> What is needed: Skip pictures; extract every line from the one with "Clone this chart in matplotlib." through the one with "ax = fig.add_axes([117", exactly as written.

> Available data:

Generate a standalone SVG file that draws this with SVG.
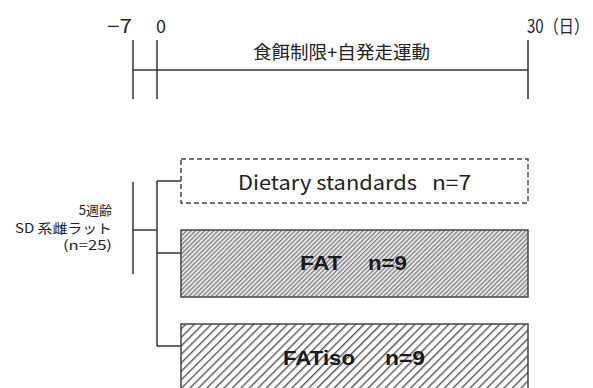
<svg xmlns="http://www.w3.org/2000/svg" width="593" height="388" viewBox="0 0 593 388">
<defs>
<pattern id="dense" patternUnits="userSpaceOnUse" width="3.2" height="3.2" patternTransform="rotate(-45)">
<rect width="3.2" height="3.2" fill="#e8e8e8"/>
<rect width="3.2" height="1.2" fill="#7a7a7a"/>
</pattern>
<pattern id="sparse" patternUnits="userSpaceOnUse" width="6" height="6" patternTransform="rotate(-45)">
<rect width="6" height="6" fill="#fff"/>
<rect width="6" height="1.4" fill="#555"/>
</pattern>
</defs>
<style>
.ln{stroke:#333;stroke-width:1.5;fill:none}
.t{font-family:"Noto Sans CJK JP","Noto Sans",sans-serif;fill:#222}
.b{font-family:"Liberation Sans",Arial,sans-serif;font-weight:bold;fill:#1a1a1a}
.box{stroke:#444;stroke-width:1.5}
</style>
<g id="timeline">
<text class="t" x="107" y="33" font-size="18" textLength="25" lengthAdjust="spacingAndGlyphs">−7</text>
<text class="t" x="156" y="33" font-size="18">0</text>
<text class="t" x="527" y="33" font-size="18" textLength="62" lengthAdjust="spacingAndGlyphs">30（日）</text>
<text class="t" x="253" y="59" font-size="18" textLength="177" lengthAdjust="spacingAndGlyphs">食餌制限+自発走運動</text>
</g>
<g id="connectors">
<line class="ln" x1="133" y1="40" x2="133" y2="99"/>
<line class="ln" x1="157" y1="40" x2="157" y2="99"/>
<line class="ln" x1="528" y1="40" x2="528" y2="99"/>
<line class="ln" x1="133" y1="70" x2="528" y2="70"/>
<line class="ln" x1="133" y1="182" x2="133" y2="274"/>
<line class="ln" x1="133" y1="230" x2="157" y2="230"/>
<line class="ln" x1="157" y1="181" x2="157" y2="346"/>
<line class="ln" x1="157" y1="181" x2="181" y2="181"/>
<line class="ln" x1="157" y1="253" x2="181" y2="253"/>
<line class="ln" x1="157" y1="346" x2="181" y2="346"/>
</g>
<g id="source">
<text class="t" x="112" y="215" font-size="13" text-anchor="end">5週齢</text>
<text class="t" x="112" y="233" font-size="13" text-anchor="end" textLength="97" lengthAdjust="spacingAndGlyphs">SD 系雌ラット</text>
<text class="t" x="112" y="250" font-size="13" text-anchor="end" textLength="49" lengthAdjust="spacingAndGlyphs">(n=25)</text>
</g>
<g id="dietary">
<rect x="181" y="159" width="347" height="44" fill="#fff" stroke="#444" stroke-width="1.5" stroke-dasharray="5,3"/>
<text class="t" x="238" y="190" font-size="20" textLength="179" lengthAdjust="spacingAndGlyphs">Dietary standards</text>
<text class="t" x="432" y="190" font-size="20" textLength="39" lengthAdjust="spacingAndGlyphs">n=7</text>
</g>
<g id="fat">
<rect class="box" x="181" y="230" width="347" height="67" fill="url(#dense)"/>
<text class="b" x="300" y="270" font-size="21" textLength="42" lengthAdjust="spacingAndGlyphs">FAT</text>
<text class="b" x="368" y="270" font-size="21" textLength="39" lengthAdjust="spacingAndGlyphs">n=9</text>
</g>
<g id="fatiso">
<rect class="box" x="181" y="324" width="347" height="70" fill="url(#sparse)"/>
<text class="b" x="283" y="365" font-size="21" textLength="72" lengthAdjust="spacingAndGlyphs">FATiso</text>
<text class="b" x="385" y="365" font-size="21" textLength="40" lengthAdjust="spacingAndGlyphs">n=9</text>
</g>
</svg>
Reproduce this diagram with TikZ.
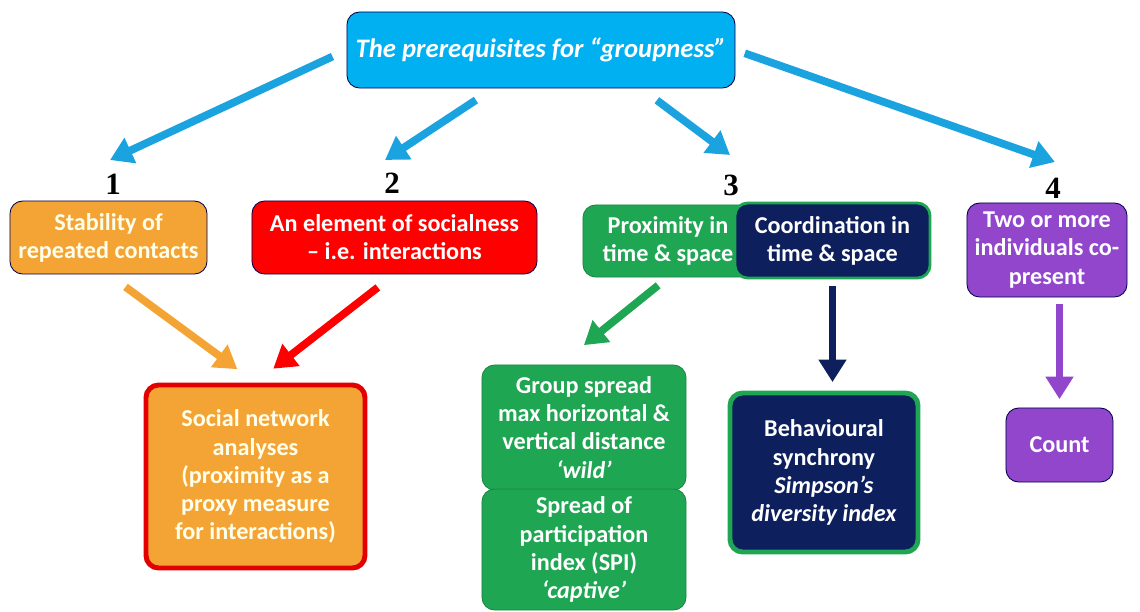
\documentclass[tikz,border=0pt]{standalone}
\usepackage{fontspec}
\setmainfont{Carlito}
\newfontfamily\numberfont{Liberation Serif}
\usetikzlibrary{arrows.meta}
\definecolor{skyblue}{HTML}{00B0F0}
\definecolor{arrowblue}{HTML}{1BA3E0}
\definecolor{boxorange}{HTML}{F4A435}
\definecolor{boxred}{HTML}{FF0000}
\definecolor{boxgreen}{HTML}{1FA653}
\definecolor{boxnavy}{HTML}{0D1F5C}
\definecolor{boxpurple}{HTML}{9146CC}
\colorlet{BoxBorder}{black!70!blue}
\colorlet{BoxText}{white!92!yellow}

\begin{document}
\begin{tikzpicture}[x=0.025cm, y=-0.025cm,
    box/.style={rounded corners=9pt, draw=BoxBorder, line width=0.6pt, align=center,
        inner sep=0pt, text=BoxText, font=\bfseries\fontsize{17.2}{20}\selectfont},
    number/.style={font=\numberfont\bfseries\fontsize{22}{22}\selectfont, inner sep=0pt},
    flow/.style={line width=5.5pt, -{Triangle[width=19pt,length=16pt]}}]

    \useasboundingbox (0, 0) rectangle (1140, 612);

    \node [box, fill=skyblue, minimum width=9.7cm, minimum height=1.9cm,
        font=\bfseries\itshape\fontsize{19}{22}\selectfont, text=white]
        (top) at (541, 50) {The prerequisites for “groupness”};

    \node [number] (n1) at (113, 184) {1};
    \node [number] (n2) at (392, 183) {2};
    \node [number] (n3) at (731, 185) {3};
    \node [number] (n4) at (1053, 188) {4};

    % Puntas de las flechas azules.
    \coordinate (t1) at (110, 160);
    \coordinate (t2) at (385, 160);
    \coordinate (t3) at (730, 155);
    \coordinate (t4) at (1055, 162);

    \node [box, fill=boxorange, minimum width=4.925cm, minimum height=1.825cm]
        (stab) at (108.5, 237.5) {Stability of\\repeated contacts};
    \node [box, fill=boxred, text=white, minimum width=7.125cm, minimum height=1.825cm]
        (soc) at (394.5, 237.5) {An element of socialness\\– i.e. interactions};
    \node [box, fill=boxgreen, text=white, minimum width=4.25cm, minimum height=1.8cm,
        draw=boxgreen!80!black] (prox) at (668, 241) {Proximity in\\time \& space};
    \node [box, fill=boxnavy, text=white, draw=boxgreen, line width=2pt,
        minimum width=4.875cm, minimum height=1.875cm]
        (coord) at (832.5, 240.5) {Coordination in\\time \& space};
    \node [box, fill=boxpurple, text=white, minimum width=4cm, minimum height=2.35cm]
        (two) at (1047, 250) {Two or more\\individuals co-\\present};

    \node [box, fill=boxorange, draw=boxred!90!black, line width=3.5pt,
        minimum width=5.475cm, minimum height=4.575cm] (sna) at (255.5, 476.5)
        {Social network\\analyses\\(proximity as a\\proxy measure\\for interactions)};
    \node [box, fill=boxgreen, text=white, draw=boxgreen!80!black,
        minimum width=5.1cm, minimum height=3.125cm] (grp) at (584, 427.5)
        {Group spread\\max horizontal \&\\vertical distance\\\textit{‘wild’}};
    \node [box, fill=boxgreen, text=white, draw=boxgreen!80!black,
        minimum width=5.1cm, minimum height=3.025cm] (spi) at (584, 549.5)
        {Spread of\\participation\\index (SPI)\\\textit{‘captive’}};
    \node [box, fill=boxnavy, text=white, draw=boxgreen, line width=3.5pt,
        minimum width=4.7cm, minimum height=3.975cm] (beh) at (824, 472.5)
        {Behavioural\\synchrony\\\textit{Simpson’s}\\\textit{diversity index}};
    \node [box, fill=boxpurple, text=white, minimum width=2.675cm, minimum height=1.85cm]
        (cnt) at (1059.5, 445) {Count};

    \draw [flow, arrowblue, shorten <=11pt] (top.west) -- (t1);
    \draw [flow, arrowblue, shorten <=15pt] (top.219) -- (t2);
    \draw [flow, arrowblue, shorten <=14pt] (top.339) -- (t3);
    \draw [flow, arrowblue, shorten <=7pt] (top.east) -- (t4);

    \draw [flow, boxorange, shorten <=15pt, shorten >=16pt] (stab.south) -- (sna.north);
    \draw [flow, boxred, shorten <=15pt, shorten >=16pt] (soc.south) -- (sna.north);
    \draw [flow, boxgreen, shorten <=9pt, shorten >=22pt] (prox.south) -- (grp.111);
    \draw [flow, boxnavy, shorten <=5pt, shorten >=6pt]
        (coord.south) -- (coord.south |- beh.north);
    \draw [flow, boxpurple, shorten <=5pt, shorten >=6pt]
        (cnt.north |- two.south) -- (cnt.north);
\end{tikzpicture}
\end{document}
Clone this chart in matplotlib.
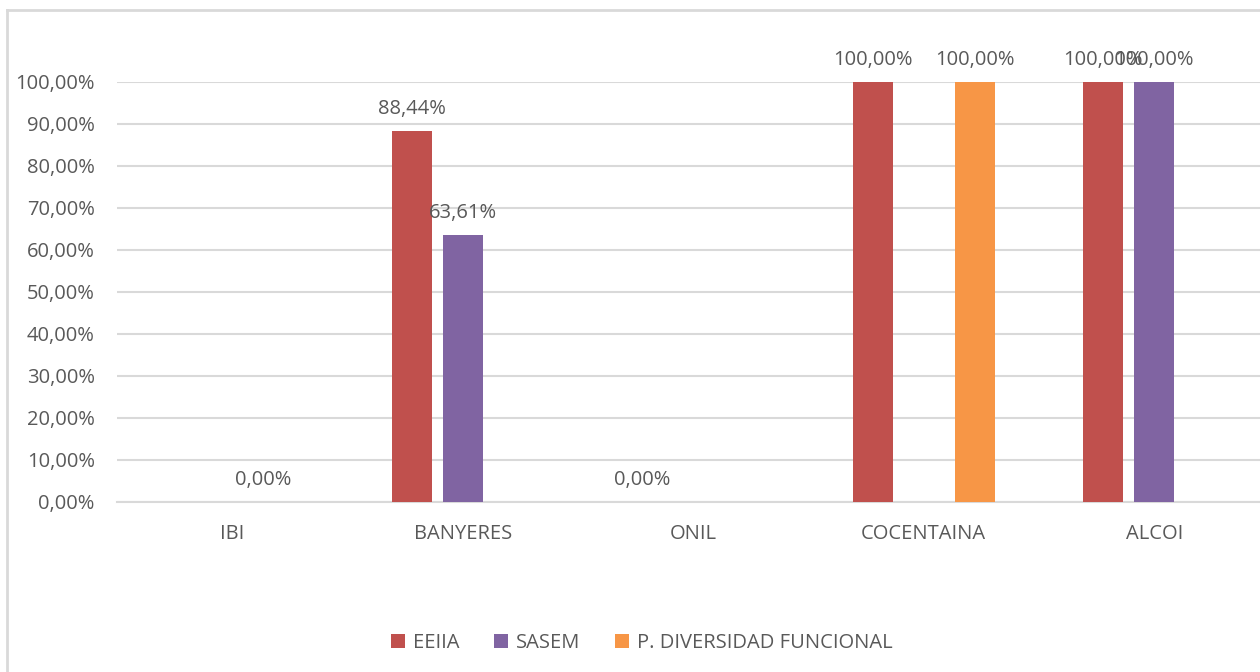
import numpy as np
import matplotlib
matplotlib.use("Agg")
import matplotlib.pyplot as plt
from matplotlib.lines import Line2D
from matplotlib.ticker import FuncFormatter

# data (nan = no bar / no label)
categories = ["IBI", "BANYERES", "ONIL", "COCENTAINA", "ALCOI"]
eeiia = [np.nan, 0.8844, 0.0, 1.0, 1.0]
sasem = [0.0, 0.6361, np.nan, np.nan, 1.0]
diversidad = [np.nan, np.nan, np.nan, 1.0, np.nan]
series_names = ["EEIIA", "SASEM", "P. DIVERSIDAD FUNCIONAL"]
colors = ["#C0504D", "#8064A2", "#F79646"]

plt.rcParams['font.family'] = ['Open Sans', 'DejaVu Sans']
txt = "#595959"
grid = "#D9D9D9"

fig = plt.figure(figsize=(12.6, 6.72), dpi=100)
W, H = 1260.0, 672.0
# plot area runs past the right edge of the picture, as in the original
ax = fig.add_axes([117 / W, (H - 502) / H, (1269.5 - 117) / W, 420 / H])

x = np.arange(len(categories))
width = 40 / 230.5
step = 51 / 230.5
allvals = [eeiia, sasem, diversidad]
for i, vals in enumerate(allvals):
    xs = x + (i - 1) * step
    v = np.array(vals, dtype=float)
    ax.bar(xs, np.nan_to_num(v), width, color=colors[i], label=series_names[i],
           edgecolor="none", zorder=3)
    for j, val in enumerate(v):
        if np.isnan(val):
            continue
        dx = 0
        if categories[j] == "IBI":
            dx = 22  # label nudged right in the original
        ax.annotate(f"{val*100:.2f}%".replace(".", ","), (xs[j], val),
                    xytext=(dx, 12), textcoords="offset points",
                    ha="center", va="baseline", fontsize=14.5, color=txt)

ax.set_xlim(-0.5, len(categories) - 0.5)
ax.set_ylim(0, 1.0)
ax.set_yticks(np.arange(0, 1.01, 0.1))
ax.yaxis.set_major_formatter(FuncFormatter(lambda v, p: f"{v*100:.2f}%".replace(".", ",")))
ax.set_xticks(x)
ax.set_xticklabels(categories)
ax.tick_params(axis="both", length=0, labelsize=14.5, labelcolor=txt)
ax.tick_params(axis="y", pad=16)
ax.tick_params(axis="x", pad=16)
ax.grid(axis="y", color=grid, linewidth=1.5, zorder=0)
ax.set_axisbelow(True)
for s in ["top", "right", "left"]:
    ax.spines[s].set_visible(False)
ax.spines["bottom"].set_color(grid)
ax.spines["bottom"].set_linewidth(1.5)

leg = fig.legend(loc="center", bbox_to_anchor=(642 / W, 1 - 643 / H), ncol=3,
                 frameon=False, fontsize=14.5, handlelength=0.7, handleheight=0.7,
                 handletextpad=0.4, columnspacing=1.7)
for t in leg.get_texts():
    t.set_color(txt)

# chart border (left and top edges visible)
fig.add_artist(Line2D([7 / W, 7 / W], [0, 1 - 10 / H], color=grid, lw=2, transform=fig.transFigure))
fig.add_artist(Line2D([7 / W, 1], [1 - 10 / H, 1 - 10 / H], color=grid, lw=2, transform=fig.transFigure))

fig.savefig("out.png", dpi=100)
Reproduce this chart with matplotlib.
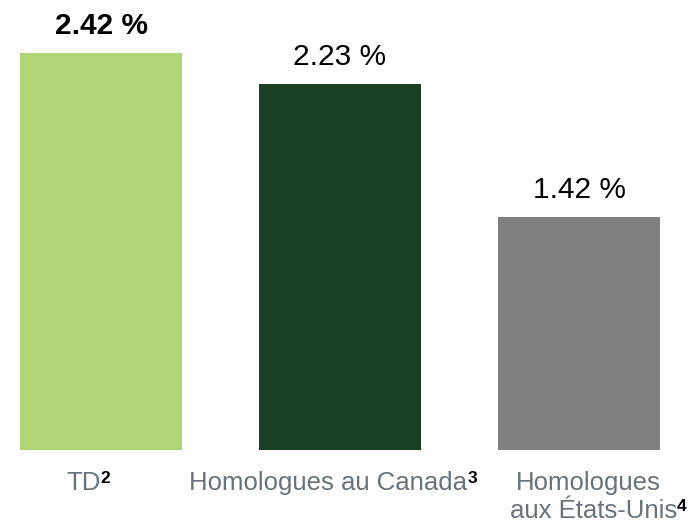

> Solution to the problem:
Clone this chart in matplotlib.
import numpy as np
import matplotlib
matplotlib.use("Agg")
import matplotlib.pyplot as plt
from matplotlib.lines import Line2D
from matplotlib.ticker import FuncFormatter

# data (nan = no bar / no label)
categories = ["IBI", "BANYERES", "ONIL", "COCENTAINA", "ALCOI"]
eeiia = [np.nan, 0.8844, 0.0, 1.0, 1.0]
sasem = [0.0, 0.6361, np.nan, np.nan, 1.0]
diversidad = [np.nan, np.nan, np.nan, 1.0, np.nan]
series_names = ["EEIIA", "SASEM", "P. DIVERSIDAD FUNCIONAL"]
colors = ["#C0504D", "#8064A2", "#F79646"]

plt.rcParams['font.family'] = ['Open Sans', 'DejaVu Sans']
txt = "#595959"
grid = "#D9D9D9"

fig = plt.figure(figsize=(12.6, 6.72), dpi=100)
W, H = 1260.0, 672.0
# plot area runs past the right edge of the picture, as in the original
ax = fig.add_axes([117 / W, (H - 502) / H, (1269.5 - 117) / W, 420 / H])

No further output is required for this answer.